• **STATED TASK**
Only the span from the line containing "Write a Python" down to the line containing "total_change = '+19.5%'" is to be printed, exactly and inclusively, with pictures omitted.

Extracted records

— START —

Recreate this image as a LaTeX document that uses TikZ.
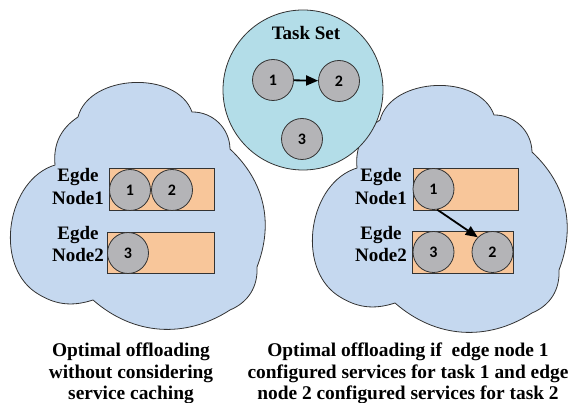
\documentclass[tikz,border=0pt]{standalone}
\usepackage{fontspec}
\setmainfont{Liberation Serif}
\newfontfamily\numfont{Carlito}
\usetikzlibrary{arrows.meta}
\definecolor{cloudblue}{HTML}{C5D8EF}
\definecolor{setblue}{HTML}{B3DDE8}
\definecolor{peach}{HTML}{F8C69A}
\definecolor{taskgray}{HTML}{B4B4B7}
\definecolor{edgeline}{HTML}{333333}
\begin{document}
\begin{tikzpicture}[x=1pt,y=-1pt,
  cloudfill/.style={draw=edgeline, line width=0.8pt, fill=cloudblue},
  edgecloud/.pic={
    \path[cloudfill] (55,165) to[bend left=31] (78,117) to[bend left=73] (192,112)
      to[bend left=45] (230,149) to[bend left=34] (257,267) to[bend left=35] (230,310)
      to[bend left=37] (93,300) to[bend left=26] (35,292) to[bend left=64] (55,165) -- cycle;
  },
  taskset/.style={circle, draw=edgeline, line width=0.8pt, fill=setblue, minimum size=160pt, inner sep=0pt},
  task/.style={circle, draw=edgeline, line width=0.8pt, fill=taskgray, minimum size=41pt, inner sep=0pt,
    font=\numfont\bfseries\fontsize{16}{16}\selectfont},
  servbox/.style={draw=edgeline, line width=0.8pt, fill=peach},
  lbl/.style={font=\bfseries\fontsize{19}{23}\selectfont, align=center, inner sep=0pt},
  caption/.style={font=\bfseries\fontsize{19.4}{21.5}\selectfont, align=center, inner sep=0pt},
  flow/.style={line width=1.8pt, -{Triangle[length=12pt,width=10pt]}}
]
\useasboundingbox (0,0) rectangle (574,403);
% clouds
\pic (lcloud) at (0,0) {edgecloud};
\pic (rcloud) at (302,3) {edgecloud};
% task set
\node[taskset] (set) at (303,90) {};
\node[font=\bfseries\fontsize{19}{19}\selectfont, anchor=base] (settitle) at (306,40) {Task Set};
\node[task] (s1) at (273,80) {1};
\node[task] (s2) at (339,81) {2};
\node[task] (s3) at (302,139) {3};
\draw[flow] (s1) -- (s2);
% left cloud
\draw[servbox] (109,168) rectangle (214,210) coordinate (lb1);
\draw[servbox] (107,232) rectangle (214,273) coordinate (lb2);
\node[task] (l1) at (130,190) {1};
\node[task] (l2) at (172,190) {2};
\node[task] (l3) at (128,253) {3};
\node[lbl, anchor=base] (le1a) at (78,182) {Egde};
\node[lbl, anchor=base] (le1b) at (78,205) {Node1};
\node[lbl, anchor=base] (le2a) at (78,240) {Egde};
\node[lbl, anchor=base] (le2b) at (78,262) {Node2};
% right cloud
\draw[servbox] (413,168) rectangle (518,210) coordinate (rb1);
\draw[servbox] (412,231) rectangle (513,273) coordinate (rb2);
\node[task] (r1) at (433.5,189) {1};
\node[task] (r3) at (433.5,252) {3};
\node[task] (r2) at (492.5,252) {2};
\draw[flow] (r1.-80) -- (r2.135);
\node[lbl, anchor=base] (re1a) at (381,182) {Egde};
\node[lbl, anchor=base] (re1b) at (381,205) {Node1};
\node[lbl, anchor=base] (re2a) at (381,240) {Egde};
\node[lbl, anchor=base] (re2b) at (381,262) {Node2};
% captions
\node[caption, anchor=north] (lcap) at (131,343) {Optimal offloading\\without considering\\service caching};
\node[caption, anchor=north] (rcap) at (408,343) {Optimal offloading if\ \ edge node 1\\configured services for task 1 and edge\\node 2 configured services for task 2};
\end{tikzpicture}
\end{document}
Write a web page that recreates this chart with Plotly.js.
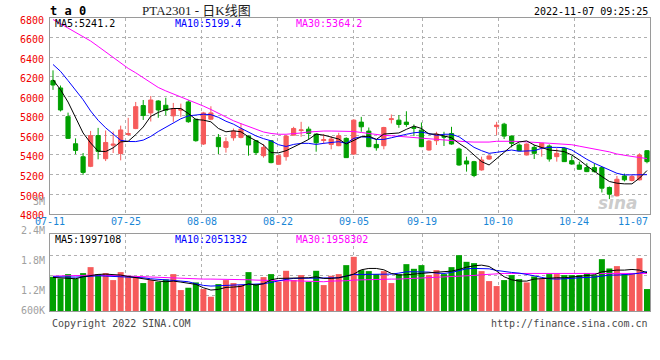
<!DOCTYPE html>
<html><head><meta charset="utf-8">
<script src="https://cdn.plot.ly/plotly-3.0.1.min.js"></script>
<style>html,body{margin:0;padding:0;background:#fff}#chart{width:660px;height:360px}</style>
</head><body><div id="chart"></div>
<script>
const dates = ['07-11','07-12','07-13','07-14','07-15','07-18','07-19','07-20','07-21','07-22','07-25','07-26','07-27','07-28','07-29',
'08-01','08-02','08-03','08-04','08-05','08-08','08-09','08-10','08-11','08-12','08-15','08-16','08-17','08-18','08-19','08-22','08-23','08-24','08-25','08-26','08-29','08-30','08-31',
'09-01','09-02','09-05','09-06','09-07','09-08','09-09','09-13','09-14','09-15','09-16','09-19','09-20','09-21','09-22','09-23','09-26','09-27','09-28','09-29','09-30',
'10-10','10-11','10-12','10-13','10-14','10-17','10-18','10-19','10-20','10-21','10-24','10-25','10-26','10-27','10-28','10-31',
'11-01','11-02','11-03','11-04','11-07'];
const tickLabels = ['07-11','07-25','08-08','08-22','09-05','09-19','10-10','10-24','11-07'];

const open = [6160,6085,5792,5515,5382,5284,5598,5362,5500,5415,5610,5670,5905,5830,5952,5908,5800,5858,5942,5766,
5512,5766,5580,5478,5576,5580,5593,5546,5393,5546,5305,5383,5603,5650,5664,5614,5548,5508,5495,5570,
5410,5736,5644,5508,5495,5762,5756,5736,5681,5654,5451,5546,5590,5620,5461,5339,5332,5247,5359,5690,
5715,5593,5502,5400,5478,5475,5492,5383,5468,5342,5298,5271,5271,5271,5068,4983,5186,5139,5146,5444];
const high = [6265,6110,5833,5570,5420,5646,5677,5650,5640,5700,5780,5942,5962,6003,5960,5985,5932,5925,5959,5770,
5841,5898,5614,5580,5671,5722,5600,5553,5512,5553,5400,5604,5688,5739,5690,5616,5614,5593,5627,5580,
5766,5790,5681,5553,5688,5814,5807,5847,5712,5732,5553,5637,5637,5688,5475,5383,5340,5383,5400,5739,
5729,5600,5519,5519,5502,5525,5508,5468,5478,5390,5332,5315,5315,5280,5078,5186,5210,5196,5417,5451];
const low = [6065,5845,5565,5408,5198,5276,5356,5338,5420,5345,5595,5664,5758,5742,5780,5805,5739,5790,5729,5536,
5502,5756,5410,5424,5546,5570,5393,5400,5373,5315,5300,5342,5600,5586,5560,5434,5512,5458,5490,5370,
5400,5637,5480,5444,5458,5722,5678,5688,5593,5480,5444,5502,5492,5505,5290,5230,5173,5240,5350,5604,
5563,5478,5440,5395,5359,5383,5332,5332,5330,5300,5250,5225,5220,5017,4949,4976,5130,5130,5140,5315];
const close = [6115,5860,5570,5447,5222,5598,5437,5528,5510,5656,5618,5894,5803,5962,5860,5858,5875,5866,5740,5546,
5830,5830,5485,5536,5644,5664,5502,5424,5478,5322,5393,5593,5671,5656,5620,5525,5556,5563,5597,5373,
5756,5688,5485,5474,5681,5770,5712,5712,5674,5485,5542,5614,5583,5512,5298,5308,5190,5349,5390,5705,
5593,5519,5444,5512,5417,5519,5359,5417,5332,5308,5254,5230,5230,5061,5000,5152,5146,5180,5400,5332];

const ma5 = [6169,6067,5941,5778,5625,5523,5439,5435,5473,5534,5540,5608,5686,5795,5835,5864,5875,5875,5824,5763,
5756,5739,5671,5637,5647,5637,5586,5546,5502,5424,5422,5444,5478,5519,5559,5614,5603,5580,5563,5512,
5553,5586,5593,5559,5614,5620,5625,5662,5695,5671,5614,5614,5593,5576,5519,5468,5400,5332,5298,5366,
5434,5492,5533,5544,5502,5478,5451,5444,5434,5400,5349,5288,5230,5180,5129,5112,5105,5105,5163,5241];
const ma10 = [6325,6255,6160,6065,5965,5850,5755,5678,5610,5550,5538,5537,5552,5590,5640,5685,5730,5770,5800,5812,
5817,5812,5785,5745,5715,5673,5632,5595,5567,5545,5505,5487,5508,5519,5519,5508,5519,5529,5536,5519,
5570,5586,5580,5559,5559,5576,5598,5612,5627,5634,5620,5600,5612,5612,5586,5536,5478,5444,5417,5427,
5441,5451,5438,5438,5444,5468,5478,5478,5475,5451,5400,5356,5315,5281,5247,5213,5196,5195,5193,5199];
const ma30 = [6785,6740,6695,6650,6610,6565,6510,6455,6395,6340,6285,6240,6190,6140,6090,6055,6025,5990,5960,5930,
5900,5865,5825,5790,5750,5720,5690,5660,5635,5620,5612,5612,5615,5625,5635,5643,5645,5645,5645,5643,
5640,5630,5618,5605,5600,5597,5592,5588,5580,5572,5566,5560,5552,5546,5540,5535,5532,5532,5532,5540,
5542,5540,5538,5536,5530,5525,5520,5516,5512,5505,5490,5475,5462,5450,5432,5410,5395,5385,5374,5364];

const volume = [1785000,1698000,1924000,1698000,1976000,2288000,1924000,1976000,1612000,2028000,
1785000,1750000,1456000,1612000,1525000,1646000,1924000,1092000,1213000,1490000,
1144000,745000,1404000,1612000,1456000,1352000,2028000,1404000,1768000,1924000,
1525000,2097000,1612000,1872000,1525000,2097000,1352000,1837000,1924000,2392000,
2825000,2132000,2080000,1924000,2080000,1456000,1924000,2444000,2201000,2392000,
1872000,2132000,1924000,2288000,2912000,2565000,2496000,2080000,1560000,1300000,
1612000,1872000,1664000,1490000,1802000,1664000,1924000,1924000,1872000,1872000,
1872000,1976000,1872000,2704000,2218000,2340000,1924000,1924000,2756000,1144000];
const vma5 = [1751000,1733000,1733000,1681000,1785000,1855000,1907000,1924000,1907000,1872000,
1803000,1733000,1699000,1629000,1560000,1525000,1560000,1508000,1456000,1387000,
1213000,1092000,1127000,1231000,1248000,1283000,1421000,1352000,1421000,1629000,
1699000,1699000,1733000,1733000,1733000,1785000,1699000,1699000,1733000,1820000,
1924000,2149000,2219000,2219000,2149000,1959000,1872000,1889000,1941000,1959000,
1993000,2011000,2028000,2080000,2167000,2288000,2357000,2392000,2323000,2080000,
1785000,1629000,1560000,1560000,1664000,1699000,1716000,1733000,1733000,1768000,
1785000,1837000,1889000,2045000,2097000,2132000,2132000,2167000,2132000,1997108];
const vma10 = [1785000,1768000,1751000,1768000,1785000,1820000,1837000,1820000,1803000,1785000,
1785000,1785000,1733000,1681000,1664000,1629000,1595000,1560000,1525000,1421000,
1335000,1300000,1317000,1317000,1317000,1352000,1387000,1404000,1421000,1491000,
1577000,1647000,1699000,1699000,1716000,1733000,1733000,1699000,1733000,1820000,
1907000,1907000,1907000,1907000,1907000,1924000,1976000,2045000,2045000,2045000,
2028000,1976000,1959000,2011000,2115000,2201000,2219000,2219000,2201000,2115000,
2045000,2011000,1976000,1924000,1837000,1751000,1681000,1664000,1664000,1699000,
1733000,1733000,1768000,1820000,1872000,1872000,1889000,1924000,1976000,2051332];
const vma30 = [1820000,1820000,1837000,1837000,1855000,1872000,1872000,1872000,1855000,1837000,
1820000,1803000,1785000,1768000,1751000,1733000,1699000,1681000,1664000,1664000,
1664000,1664000,1664000,1647000,1647000,1647000,1629000,1612000,1595000,1595000,
1595000,1577000,1577000,1560000,1543000,1525000,1525000,1560000,1560000,1577000,
1612000,1629000,1647000,1664000,1664000,1664000,1664000,1681000,1716000,1733000,
1751000,1768000,1785000,1785000,1803000,1820000,1855000,1889000,1924000,1941000,
1959000,1959000,1959000,1941000,1941000,1941000,1941000,1941000,1941000,1941000,
1941000,1941000,1941000,1959000,1959000,1959000,1959000,1959000,1976000,1958302];

const priceTicks = [4800,5000,5200,5400,5600,5800,6000,6200,6400,6600,6800];
const volTicks = [800000,1860000,2880000];
const volLabels = ['3M','2.4M','1.8M','1.2M','600K'];
const legendPrice = ['MA5:5241.2','MA10:5199.4','MA30:5364.2'];
const legendVol = ['MA5:1997108','MA10:2051332','MA30:1958302'];

const idx = dates.map((d,i)=>i);
const n = dates.length;
const RED = '#f65b5b', GREEN = '#00a000';
const gridX = tickLabels.map(t => dates.indexOf(t) * ((n - 0.2) / (n - 1)) - 0.4);
const mono = 'DejaVu Sans Mono, monospace';
const gridCol = '#b0b0b0', lineCol = '#9a9a9a';

const traces = [
  {type:'candlestick', x:idx, open:open, high:high, low:low, close:close, xaxis:'x', yaxis:'y',
   increasing:{line:{color:RED,width:1}, fillcolor:RED}, decreasing:{line:{color:GREEN,width:1}, fillcolor:GREEN},
   whiskerwidth:0, hoverinfo:'none'},
  {type:'scatter', mode:'lines', x:idx, y:ma30, line:{color:'#ff00ff',width:1}, xaxis:'x', yaxis:'y', hoverinfo:'none'},
  {type:'scatter', mode:'lines', x:idx, y:ma10, line:{color:'#0000ff',width:1}, xaxis:'x', yaxis:'y', hoverinfo:'none'},
  {type:'scatter', mode:'lines', x:idx, y:ma5, line:{color:'#000000',width:1}, xaxis:'x', yaxis:'y', hoverinfo:'none'},
  {type:'bar', x:idx, y:volume, width:0.8, marker:{color: close.map((c,i)=> c>=open[i]?RED:GREEN), line:{width:0}},
   xaxis:'x2', yaxis:'y2', hoverinfo:'none'},
  {type:'scatter', mode:'lines', x:idx, y:vma30, line:{color:'#ff00ff',width:1}, xaxis:'x2', yaxis:'y2', hoverinfo:'none'},
  {type:'scatter', mode:'lines', x:idx, y:vma10, line:{color:'#0000ff',width:1}, xaxis:'x2', yaxis:'y2', hoverinfo:'none'},
  {type:'scatter', mode:'lines', x:idx, y:vma5, line:{color:'#000000',width:1}, xaxis:'x2', yaxis:'y2', hoverinfo:'none'}
];

const T = 18, B = 311, H = B - T;
const py = v => (B - v) / H;       // pixel row -> paper y
const px = v => (v - 50) / 600;    // pixel col -> paper x

const annotations = [];
function ann(text, x, y, color, xanchor, size, extra) {
  annotations.push(Object.assign({text:text, x:x, y:y, xref:'paper', yref:'paper', xanchor:xanchor, yanchor:'middle',
    showarrow:false, font:{family:mono, size:size||10, color:color}}, extra||{}));
}
ann('t a 0', px(48), py(11), '#000', 'left', 12, {font:{family:mono,size:12,color:'#000',weight:'bold'}});
ann('PTA2301 - 日K线图', px(140), py(10), '#222', 'left', 13, {font:{family:'Liberation Serif, Noto Sans CJK SC, serif',size:13,color:'#222'}});
ann('2022-11-07 09:25:25', px(650), py(12), '#000', 'right', 10);
const legColors = ['#000000','#0000ff','#ff00ff'];
const legX = [53, 173, 294];
legendPrice.forEach((t,i)=>ann(t, px(legX[i]), py(23.5), legColors[i], 'left', 10));
legendVol.forEach((t,i)=>ann(t, px(legX[i]), py(239.5), legColors[i], 'left', 10));
const volLabelY = [201, 230, 260, 290.5, 310];
volLabels.forEach((t,i)=>ann(t, px(47), py(volLabelY[i]), '#a0a0a0', 'right', 10));
tickLabels.forEach((t,i)=>annotations.push({text:t, x:gridX[i], xref:'x', y:py(221.5), yref:'paper',
  xanchor: i===tickLabels.length-1 ? 'right' : 'center', yanchor:'middle', showarrow:false,
  font:{family:mono, size:10, color:'#1a86d6'}}));
ann('Copyright 2022 SINA.COM', px(50), py(323.5), '#4a4a4a', 'left', 10);
ann('http://finance.sina.com.cn', px(650), py(323.5), '#4a4a4a', 'right', 10);
annotations.push({text:'<i><b>sina</b></i>', x:px(618), y:py(203), xref:'paper', yref:'paper', xanchor:'center', yanchor:'middle',
  showarrow:false, font:{family:'DejaVu Sans, sans-serif', size:17, color:'rgba(160,160,160,0.55)'}});

const xCommon = {range:[-0.4, n-0.6], tickmode:'array', tickvals:gridX, showticklabels:false, ticks:'',
  showgrid:true, gridcolor:gridCol, griddash:'dot', gridwidth:1, zeroline:false,
  showline:true, mirror:true, linecolor:lineCol, linewidth:1, fixedrange:true};

const layout = {
  width:660, height:360, margin:{l:50, r:10, t:T, b:360-B}, paper_bgcolor:'#fff', plot_bgcolor:'#fff',
  showlegend:false, boxgap:0.2, bargap:0.2, hovermode:false,
  xaxis: Object.assign({}, xCommon, {anchor:'y', rangeslider:{visible:false}}),
  xaxis2: Object.assign({}, xCommon, {anchor:'y2', matches:'x'}),
  yaxis: {domain:[(B-213.7)/H, 1], range:[4800,6800], tickmode:'array', tickvals:priceTicks, ticktext:priceTicks.map(String),
    tickfont:{family:mono, size:10, color:'#f00000'}, ticks:'', ticklabelstandoff:3, ticklabelshift:2,
    showgrid:true, gridcolor:gridCol, griddash:'dot', zeroline:false,
    showline:true, mirror:true, linecolor:lineCol, linewidth:1, fixedrange:true},
  yaxis2: {domain:[0, (B-234.3)/H], range:[0, 4000000], tickmode:'array', tickvals:volTicks, showticklabels:false, ticks:'',
    showgrid:true, gridcolor:gridCol, griddash:'dot', zeroline:false,
    showline:true, mirror:true, linecolor:lineCol, linewidth:1, fixedrange:true},
  annotations: annotations
};
Plotly.newPlot('chart', traces, layout, {staticPlot:true, displayModeBar:false});
</script></body></html>
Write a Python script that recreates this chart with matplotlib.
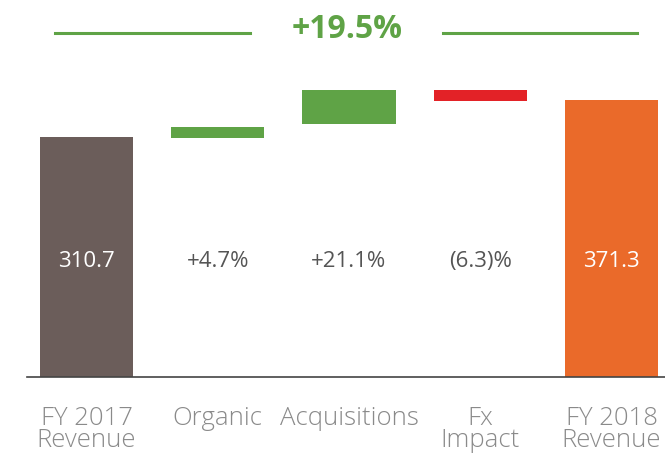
import matplotlib
matplotlib.use('Agg')
import matplotlib.pyplot as plt
from matplotlib import font_manager as fm
from matplotlib.lines import Line2D

# Categories and labels shown in the chart
categories = ['FY 2017\nRevenue', 'Organic', 'Acquisitions', 'Fx\nImpact', 'FY 2018\nRevenue']
value_labels = ['310.7', '+4.7%', '+21.1%', '(6.3)%', '371.3']
total_change = '+19.5%'

# Drawn bar levels (chart is illustrative, FY2017 = 310.7)
bar_starts = [0, 309.4, 327.5, 371.5, 0]
bar_ends = [310.7, 323.6, 371.5, 357.3, 358.6]
bar_colors = ['#6b5d5a', '#5fa346', '#5fa346', '#e32227', '#ea6a2a']
label_colors = ['white', '#555555', '#555555', '#555555', 'white']

available = {f.name for f in fm.fontManager.ttflist}
body = 'Open Sans' if 'Open Sans' in available else 'DejaVu Sans'

fig = plt.figure(figsize=(6.65, 4.53), dpi=100)
ax = fig.add_axes([0, 76 / 453, 1, 377 / 453])

x = list(range(len(categories)))
heights = [e - s for s, e in zip(bar_starts, bar_ends)]
ax.bar(x, heights, bottom=bar_starts, width=0.71, color=bar_colors)

for i, txt in enumerate(value_labels):
    ax.text(i, 150, txt, ha='center', va='center', fontsize=16,
            color=label_colors[i], family=body)

ax.set_xlim(-86.5 / 131.25, (665 - 86.5) / 131.25)
ax.set_ylim(0, 377 * 310.7 / 240)
ax.plot([-60 / 131.25, 5], [0, 0], color='#444444', lw=1.2, clip_on=False)

for i, cat in enumerate(categories):
    ax.text(i, -29 * 310.7 / 240, cat, ha='center', va='top', fontsize=18.5,
            color='#8a8a8a', family=body, fontweight='light',
            linespacing=0.86, clip_on=False)

for side in ['top', 'right', 'left', 'bottom']:
    ax.spines[side].set_visible(False)
ax.set_xticks([])
ax.set_yticks([])

# headline growth with green rules either side
fig.text(347 / 665, 1 - 29 / 453, total_change, ha='center', va='center',
         fontsize=23, fontweight='bold', color='#5fa346', family=body)
y_rule = 1 - 33 / 453
fig.add_artist(Line2D([55 / 665, 250 / 665], [y_rule, y_rule], color='#5fa346', lw=2.2))
fig.add_artist(Line2D([443 / 665, 637 / 665], [y_rule, y_rule], color='#5fa346', lw=2.2))

fig.savefig('out.png', dpi=100)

— END —

• **TASK RESULT**
Write a Python script that recreates this chart with matplotlib.
import matplotlib
matplotlib.use('Agg')
import matplotlib.pyplot as plt
from matplotlib import font_manager as fm
from matplotlib.lines import Line2D

# Categories and labels shown in the chart
categories = ['FY 2017\nRevenue', 'Organic', 'Acquisitions', 'Fx\nImpact', 'FY 2018\nRevenue']
value_labels = ['310.7', '+4.7%', '+21.1%', '(6.3)%', '371.3']
total_change = '+19.5%'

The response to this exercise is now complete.